When we woke the next morning, we discovered the hotel was situated directly below Leh Palace, the building that dominates the town. The palace is built in the same style as Tibet’s Potala Palace, and was constructed during the same period. We fell in love with Leh immediately. The people were friendly and there were an array of hikes to amazing stupas with prayer flags fluttering overhead.
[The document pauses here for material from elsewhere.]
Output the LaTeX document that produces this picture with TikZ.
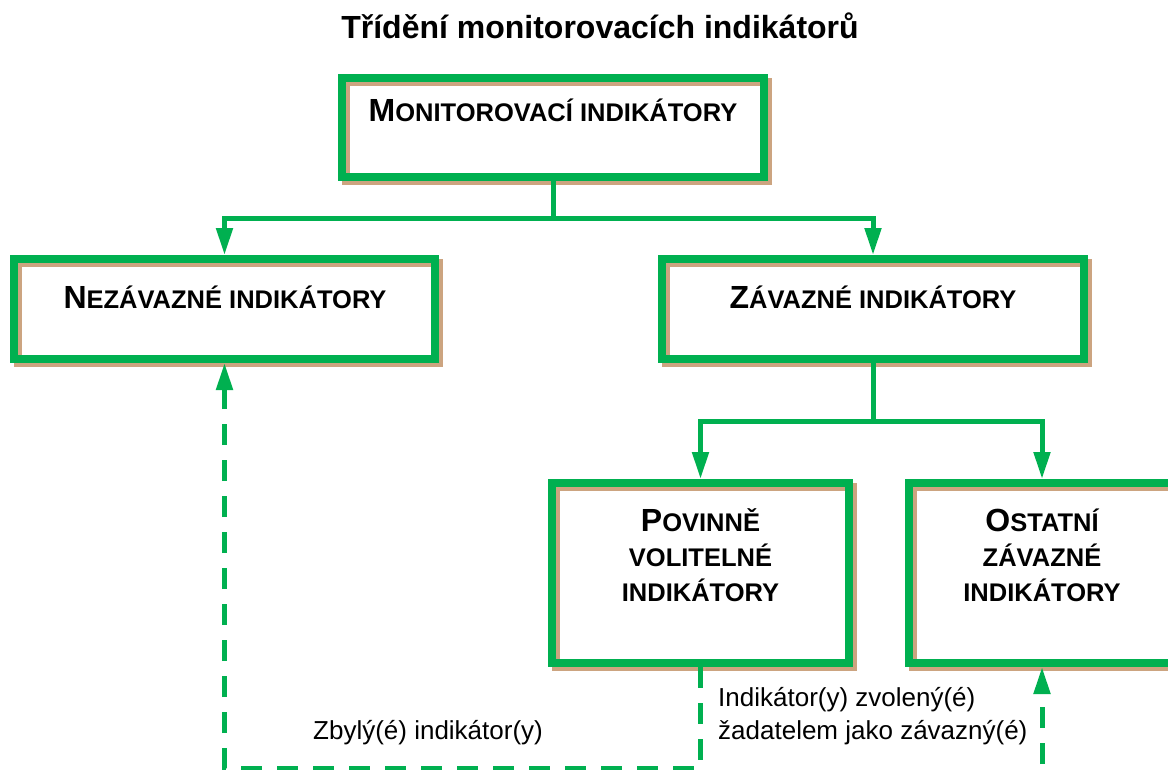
\documentclass[tikz,border=0pt]{standalone}
\usepackage{fontspec}
\setmainfont{Liberation Sans}
\usetikzlibrary{arrows.meta}
\definecolor{gr}{RGB}{0,176,80}
\definecolor{shd}{RGB}{204,164,128}
\newcommand\Lc[1]{{\fontsize{32}{32}\selectfont #1}}
\tikzset{
  box/.style={rectangle, draw=gr, line width=8pt, inner sep=0pt,
    preaction={draw=shd, line width=8pt, transform canvas={shift={(4pt,-4pt)}}}},
  btxt/.style={font=\bfseries\fontsize{25.5}{35}\selectfont, inner sep=0pt, align=center},
  conn/.style={draw=gr, line width=5pt, -{Triangle[length=27pt,width=16pt]}},
  link/.style={draw=gr, line width=5pt},
  dconn/.style={conn, dash pattern=on 21pt off 15pt},
  lbl/.style={font=\fontsize{26}{33}\selectfont, inner sep=0pt, anchor=base west, align=left}
}
\begin{document}
\begin{tikzpicture}[x=1pt,y=-1pt]
\useasboundingbox (0,0) rectangle (1168,769);
\clip (0,0) rectangle (1168,769);
\node[font=\bfseries\fontsize{32}{32}\selectfont, inner sep=0pt, anchor=base] (title) at (600,38) {Třídění monitorovacích indikátorů};

\node[box, minimum width=422pt, minimum height=99pt] (b1) at (553,127.5) {};
\node[box, minimum width=421pt, minimum height=100pt] (b2) at (224.5,309) {};
\node[box, minimum width=422pt, minimum height=100pt] (b3) at (873,309) {};
\node[box, minimum width=297pt, minimum height=180pt] (b4) at (700.5,573) {};
\node[box, minimum width=266pt, minimum height=180pt] (b5) at (1042,573) {};

\node[btxt, anchor=base] (t1) at (553,121) {\Lc{M}ONITOROVACÍ INDIKÁTORY};
\node[btxt, anchor=base] (t2) at (225,308) {\Lc{N}EZÁVAZNÉ INDIKÁTORY};
\node[btxt, anchor=base] (t3) at (873,308) {\Lc{Z}ÁVAZNÉ INDIKÁTORY};
\node[btxt, anchor=base] (t4) at (700.5,601) {\Lc{P}OVINNĚ\\VOLITELNÉ\\INDIKÁTORY};
\node[btxt, anchor=base] (t5) at (1042,601) {\Lc{O}STATNÍ\\ZÁVAZNÉ\\INDIKÁTORY};

\coordinate (j1) at (553,218);
\coordinate (j2) at (873,421);
\draw[link] (b1.south) -- (j1);
\draw[conn] (j1) -| (b2.north);
\draw[conn] (j1) -| (b3.north);
\draw[link] (b3.south) -- (j2);
\draw[conn] (j2) -| (b4.north);
\draw[conn] (j2) -| (b5.north);

\coordinate (d1) at (700.5,768);
\coordinate (d2) at (1042,800);
\draw[dconn] (b4.south) -- (d1) -| (b2.south);
\draw[dconn] (d2) -- (b5.south);

\node[lbl] (l1) at (313,739) {Zbylý(é) indikátor(y)};
\node[lbl] (l2) at (718,739) {Indikátor(y) zvolený(é)\\žadatelem jako závazný(é)};
\end{tikzpicture}
\end{document}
There were Buddhist monks, giant prayer wheels, great restaurants and lovely trinkets to buy. Snow-capped mountains surrounded the town and the sky was a deep blue. We haven’t yet been to Tibet, but it felt more Tibetan than Indian. There was a big backpacker scene, but Leh retained its special charm and magic.
A Cancelled Flight
Finally, it was time to leave Leh. We took a taxi to the tiny airport and sat, waiting for our flight to be called. Everyone else boarded an earlier flight, and we thought it odd that nobody else was arriving. Indeed, we were the only people there who didn’t work at the airport. It was then that a woman came over and told us that there were no more flights that day! We couldn’t believe it! We went to see the airport manager who said that we had been sent an email and a text informing us that the flight had been changed to another day. All we had received was an email confirming the time and date of the original flight. We were not happy.
Back to Leh and finally…..home!
We had to go back into town and check into another hotel. Then we spent the day trying to obtain a large amount of cash to book a flight for the next day and change the connecting flights that we had missed and try to call home.
Although, we did eventually get a refund on the flights, we still had to pay more than twice as much for the new flights and also pay to change the international flight that we had missed!
We felt pretty fed up and thought we would drown our sorrows with cocktails and dinner at our favourite restaurant in Leh. Unsurprisingly, given the luck that we had that day it was a Buddhist spiritual day and we weren’t able to purchase alcohol!
We flew off successfully the next morning, flying over the spectacular snow-covered Himalayas. We had been travelling for nearly five months through Sri Lanka, Nepal and India and it had been an amazing trip. Now it was time to plan the next one!